* Challenge *
Identify the lines that contain the word "script" and copy each one.

=== Data for the task ===

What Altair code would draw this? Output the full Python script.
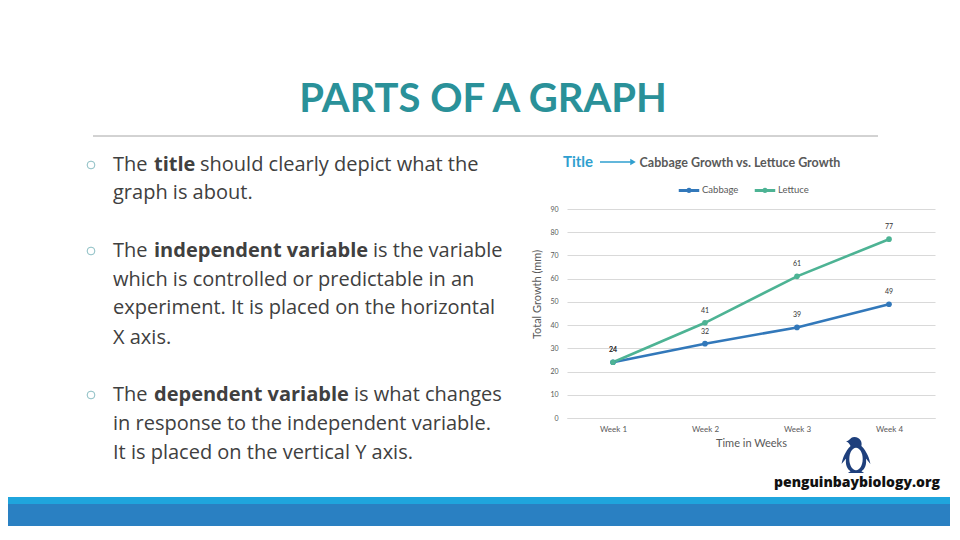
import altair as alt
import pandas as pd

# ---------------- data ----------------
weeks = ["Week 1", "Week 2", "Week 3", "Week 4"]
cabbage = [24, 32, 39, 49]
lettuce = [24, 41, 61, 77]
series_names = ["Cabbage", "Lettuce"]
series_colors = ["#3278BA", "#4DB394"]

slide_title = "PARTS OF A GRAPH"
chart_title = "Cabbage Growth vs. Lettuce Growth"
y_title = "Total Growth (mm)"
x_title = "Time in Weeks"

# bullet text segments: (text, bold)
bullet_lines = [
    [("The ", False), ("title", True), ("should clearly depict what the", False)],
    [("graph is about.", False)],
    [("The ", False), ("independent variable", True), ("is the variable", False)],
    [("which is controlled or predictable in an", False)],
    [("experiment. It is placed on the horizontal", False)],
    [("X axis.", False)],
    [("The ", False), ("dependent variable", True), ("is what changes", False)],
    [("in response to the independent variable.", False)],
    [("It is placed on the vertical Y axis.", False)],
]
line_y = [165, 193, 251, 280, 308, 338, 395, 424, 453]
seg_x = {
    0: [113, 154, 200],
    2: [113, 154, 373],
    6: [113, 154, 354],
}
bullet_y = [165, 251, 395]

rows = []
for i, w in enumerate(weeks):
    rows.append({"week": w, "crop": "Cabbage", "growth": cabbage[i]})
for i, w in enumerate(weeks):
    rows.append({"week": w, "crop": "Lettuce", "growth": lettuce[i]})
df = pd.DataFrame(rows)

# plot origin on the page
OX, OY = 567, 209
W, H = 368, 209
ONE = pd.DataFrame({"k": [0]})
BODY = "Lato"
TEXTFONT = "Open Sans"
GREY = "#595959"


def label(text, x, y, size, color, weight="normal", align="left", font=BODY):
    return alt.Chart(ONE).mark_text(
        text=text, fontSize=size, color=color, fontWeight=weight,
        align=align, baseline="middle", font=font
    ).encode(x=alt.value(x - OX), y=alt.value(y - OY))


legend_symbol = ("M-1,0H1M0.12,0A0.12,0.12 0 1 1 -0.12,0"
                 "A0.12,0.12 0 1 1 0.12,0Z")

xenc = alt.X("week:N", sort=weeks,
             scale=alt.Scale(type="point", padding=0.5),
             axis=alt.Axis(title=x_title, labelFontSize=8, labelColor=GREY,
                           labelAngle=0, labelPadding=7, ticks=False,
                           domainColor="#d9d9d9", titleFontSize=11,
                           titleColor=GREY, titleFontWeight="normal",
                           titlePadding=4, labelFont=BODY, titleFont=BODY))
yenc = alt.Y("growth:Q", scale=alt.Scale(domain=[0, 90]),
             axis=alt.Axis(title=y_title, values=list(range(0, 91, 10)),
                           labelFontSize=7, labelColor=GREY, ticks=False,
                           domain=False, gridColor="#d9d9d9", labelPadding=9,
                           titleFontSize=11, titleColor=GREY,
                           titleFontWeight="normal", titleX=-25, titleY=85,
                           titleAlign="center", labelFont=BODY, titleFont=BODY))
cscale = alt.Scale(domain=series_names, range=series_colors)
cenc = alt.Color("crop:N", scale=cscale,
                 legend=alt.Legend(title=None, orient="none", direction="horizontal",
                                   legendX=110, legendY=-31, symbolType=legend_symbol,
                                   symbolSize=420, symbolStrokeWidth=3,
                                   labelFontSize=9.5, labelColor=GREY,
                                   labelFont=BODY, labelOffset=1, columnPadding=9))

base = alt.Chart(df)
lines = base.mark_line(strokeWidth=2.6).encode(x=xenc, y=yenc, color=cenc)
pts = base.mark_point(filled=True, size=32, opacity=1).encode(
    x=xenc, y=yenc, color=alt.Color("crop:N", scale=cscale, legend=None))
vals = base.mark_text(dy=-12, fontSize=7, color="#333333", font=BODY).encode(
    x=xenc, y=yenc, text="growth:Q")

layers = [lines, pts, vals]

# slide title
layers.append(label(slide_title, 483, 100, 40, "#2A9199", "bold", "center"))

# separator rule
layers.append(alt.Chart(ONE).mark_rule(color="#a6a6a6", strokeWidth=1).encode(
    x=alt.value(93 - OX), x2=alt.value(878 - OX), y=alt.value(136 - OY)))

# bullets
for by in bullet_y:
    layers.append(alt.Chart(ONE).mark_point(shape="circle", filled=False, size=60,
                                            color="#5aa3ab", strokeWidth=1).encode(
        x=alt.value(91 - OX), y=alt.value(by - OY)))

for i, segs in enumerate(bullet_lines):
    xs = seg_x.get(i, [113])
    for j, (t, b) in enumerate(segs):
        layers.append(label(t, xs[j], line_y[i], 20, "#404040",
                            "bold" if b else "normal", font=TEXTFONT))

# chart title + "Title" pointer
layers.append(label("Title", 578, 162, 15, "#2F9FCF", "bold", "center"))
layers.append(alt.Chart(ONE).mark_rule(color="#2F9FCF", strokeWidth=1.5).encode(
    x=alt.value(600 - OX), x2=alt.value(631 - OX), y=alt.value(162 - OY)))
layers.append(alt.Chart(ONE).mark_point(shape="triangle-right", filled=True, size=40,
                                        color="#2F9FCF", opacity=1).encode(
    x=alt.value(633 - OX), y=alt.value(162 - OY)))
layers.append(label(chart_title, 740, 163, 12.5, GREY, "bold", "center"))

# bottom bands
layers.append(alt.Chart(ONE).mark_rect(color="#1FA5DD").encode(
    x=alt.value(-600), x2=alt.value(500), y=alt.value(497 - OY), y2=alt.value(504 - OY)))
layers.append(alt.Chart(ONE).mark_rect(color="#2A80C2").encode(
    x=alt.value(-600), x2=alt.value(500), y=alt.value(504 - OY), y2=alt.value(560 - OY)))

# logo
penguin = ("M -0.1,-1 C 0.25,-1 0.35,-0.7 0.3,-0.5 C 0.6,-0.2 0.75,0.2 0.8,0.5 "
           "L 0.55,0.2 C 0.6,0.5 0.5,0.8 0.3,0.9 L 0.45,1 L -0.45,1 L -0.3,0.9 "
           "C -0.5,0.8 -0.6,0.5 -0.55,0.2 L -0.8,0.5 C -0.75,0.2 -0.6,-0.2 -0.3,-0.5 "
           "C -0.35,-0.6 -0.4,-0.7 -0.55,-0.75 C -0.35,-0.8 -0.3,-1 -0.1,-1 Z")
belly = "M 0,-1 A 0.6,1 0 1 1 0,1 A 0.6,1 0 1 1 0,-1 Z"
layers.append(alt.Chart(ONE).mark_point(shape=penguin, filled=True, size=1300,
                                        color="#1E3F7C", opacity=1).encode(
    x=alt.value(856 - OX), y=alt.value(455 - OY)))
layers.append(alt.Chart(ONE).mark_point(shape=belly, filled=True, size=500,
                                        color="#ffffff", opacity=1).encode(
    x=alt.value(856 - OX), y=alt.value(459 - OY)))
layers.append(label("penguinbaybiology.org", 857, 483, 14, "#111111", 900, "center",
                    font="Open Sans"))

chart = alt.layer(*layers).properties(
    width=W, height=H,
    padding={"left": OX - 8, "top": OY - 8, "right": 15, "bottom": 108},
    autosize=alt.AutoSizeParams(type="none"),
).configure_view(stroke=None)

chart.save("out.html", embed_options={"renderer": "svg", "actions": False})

===
=== Data for the task ===

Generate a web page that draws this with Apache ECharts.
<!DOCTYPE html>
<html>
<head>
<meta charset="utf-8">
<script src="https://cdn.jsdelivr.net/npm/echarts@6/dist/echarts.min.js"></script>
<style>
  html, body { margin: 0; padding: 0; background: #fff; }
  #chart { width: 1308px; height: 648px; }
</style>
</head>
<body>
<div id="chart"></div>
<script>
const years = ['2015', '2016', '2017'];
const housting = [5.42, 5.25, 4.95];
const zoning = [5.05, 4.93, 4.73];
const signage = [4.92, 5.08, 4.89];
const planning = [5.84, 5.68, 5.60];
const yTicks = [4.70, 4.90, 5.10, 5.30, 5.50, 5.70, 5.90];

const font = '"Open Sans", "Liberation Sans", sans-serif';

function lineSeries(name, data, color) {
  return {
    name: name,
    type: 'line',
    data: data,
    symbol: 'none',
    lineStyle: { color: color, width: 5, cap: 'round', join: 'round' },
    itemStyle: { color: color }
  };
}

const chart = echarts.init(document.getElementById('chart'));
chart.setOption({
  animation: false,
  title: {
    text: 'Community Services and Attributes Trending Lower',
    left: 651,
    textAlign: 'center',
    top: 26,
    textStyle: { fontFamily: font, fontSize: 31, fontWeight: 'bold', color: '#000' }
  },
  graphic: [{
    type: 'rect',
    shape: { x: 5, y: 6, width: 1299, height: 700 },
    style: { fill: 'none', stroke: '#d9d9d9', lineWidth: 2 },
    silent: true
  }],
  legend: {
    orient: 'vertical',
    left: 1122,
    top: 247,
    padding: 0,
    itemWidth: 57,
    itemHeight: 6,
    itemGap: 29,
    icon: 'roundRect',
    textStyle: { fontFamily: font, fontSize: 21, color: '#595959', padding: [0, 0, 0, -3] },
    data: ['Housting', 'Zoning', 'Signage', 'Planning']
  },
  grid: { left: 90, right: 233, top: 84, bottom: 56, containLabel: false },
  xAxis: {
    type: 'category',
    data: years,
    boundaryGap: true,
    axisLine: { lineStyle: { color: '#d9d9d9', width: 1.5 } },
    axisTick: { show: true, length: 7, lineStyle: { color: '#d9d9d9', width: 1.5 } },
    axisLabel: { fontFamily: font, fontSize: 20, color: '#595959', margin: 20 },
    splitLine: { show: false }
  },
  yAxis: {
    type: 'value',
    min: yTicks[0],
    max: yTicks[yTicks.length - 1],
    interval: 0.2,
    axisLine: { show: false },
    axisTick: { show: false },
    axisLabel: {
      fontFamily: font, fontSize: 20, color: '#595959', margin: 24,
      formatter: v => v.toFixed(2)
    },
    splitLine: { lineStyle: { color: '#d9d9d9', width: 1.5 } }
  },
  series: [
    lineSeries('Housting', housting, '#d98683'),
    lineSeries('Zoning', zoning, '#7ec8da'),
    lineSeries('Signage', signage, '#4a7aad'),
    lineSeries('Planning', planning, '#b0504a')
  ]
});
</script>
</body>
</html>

===
=== Data for the task ===

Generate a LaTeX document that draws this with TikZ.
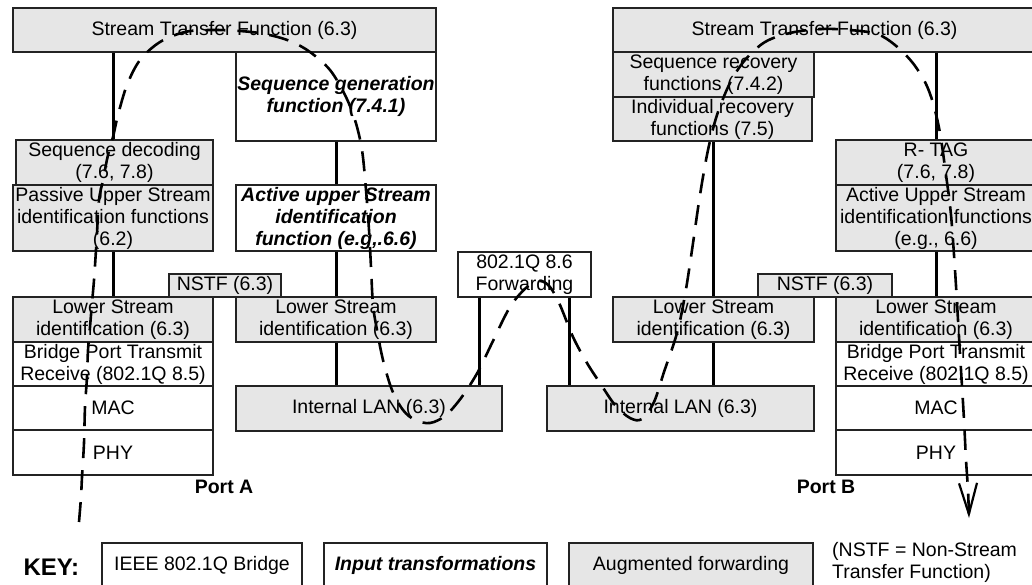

===

* Reply *
What Altair code would draw this? Output the full Python script.
<script src="https://cdn.jsdelivr.net/npm/echarts@6/dist/echarts.min.js"></script>
<script>
</script>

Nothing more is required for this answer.